Multiply faster using "Vedic Ganit" technique

Ritesh

I will explain a simple and fastest process of multiplication. This can help you to get answers faster. Let's assume you have to multiply 9999 X 2456. Now think how much time it will take? Maybe 30 sec. or 50 sec. or more as well.. Now try this: 9999 x 2456 --------------- 24557544 ... read more

I will explain a simple and fastest process of multiplication. This can help you to get answers faster.

Let's assume you have to multiply 9999 X 2456.

Now think how much time it will take? Maybe 30 sec. or 50 sec. or more as well..

Now try this:

9999

x 2456

---------------

24557544

I didn't use any calculator. let me explain the steps.

Step 1. Subtract 6 (last number) from 10 = 4 (10-6)

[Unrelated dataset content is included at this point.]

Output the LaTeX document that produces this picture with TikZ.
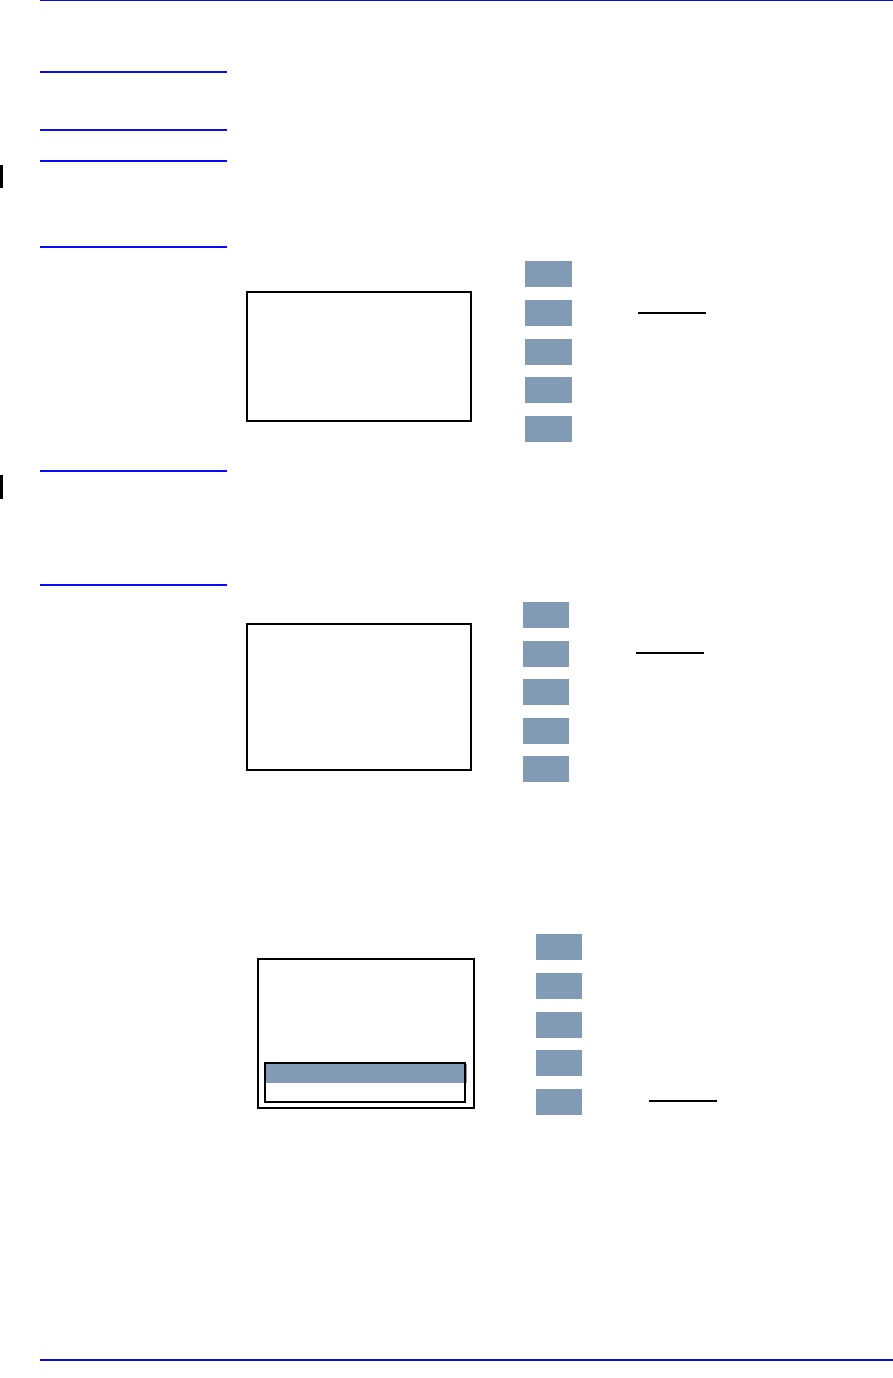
\documentclass[tikz,border=0pt]{standalone}
\definecolor{rule}{RGB}{10,10,245}
\definecolor{btn}{RGB}{129,155,180}
\tikzset{
  px/.style={x=1pt,y=-1pt},
  thinrule/.style={draw=rule,line width=1.2pt},
  thickrule/.style={draw=rule,line width=2pt},
  screen/.style={draw=black,line width=1.7pt},
  softkey/.style={fill=btn,draw=none},
  uline/.style={draw=black,line width=1.6pt},
  changebar/.style={fill=black,draw=none}
}
\begin{document}
\begin{tikzpicture}[px]
\useasboundingbox (0,0) rectangle (893,1378);
% header and footer rules
\draw[thinrule] (40,0.8) -- (893,0.8);
\draw[thinrule] (40,1360) -- (893,1360);
% short heading rules
\foreach \y in {72.5,130.5,160.5,246.5,471,585}
  \draw[thickrule] (40,\y) -- (227,\y);
% change bars
\fill[changebar] (0,165) rectangle (3,188);
\fill[changebar] (0,475) rectangle (3,499);
% panel 1
\draw[screen] (247,292) rectangle (471,421);
\foreach \y in {261,300,339,377,416}
  \fill[softkey] (525,\y) rectangle (572,\y+26);
\draw[uline] (638,312.7) -- (706,312.7);
% panel 2
\draw[screen] (247,624) rectangle (471,770);
\foreach \y in {602,641,679,718,756}
  \fill[softkey] (523,\y) rectangle (569,\y+26);
\draw[uline,line width=1.3pt] (636,653) -- (704,653);
% panel 3
\draw[screen] (258,959) rectangle (474,1108);
\fill[softkey] (265,1064) rectangle (467,1083);
\draw[screen,line width=1.4pt] (265,1063) rectangle (465,1102);
\foreach \y in {934,973,1012,1050,1089}
  \fill[softkey] (536,\y) rectangle (582,\y+26);
\draw[uline] (649,1101) -- (717,1101);
\end{tikzpicture}
\end{document}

Step 2. Rest numbers you can subtract from 9, so (9-5) , (9-4) , (9-2) = 4 , 5 , 7

Step 3. Now subtract 1 from 2456 = 2457

Step 4. You got the answer. i.e **2457 754 4**

This is just a small example and this will only work if you have one multiplier with 9's only. I know you won't get always similar but for other, there is a different rule. I hope i will get another quick lesson for that. Or reach me to learn this types of tricks which can make your life easy.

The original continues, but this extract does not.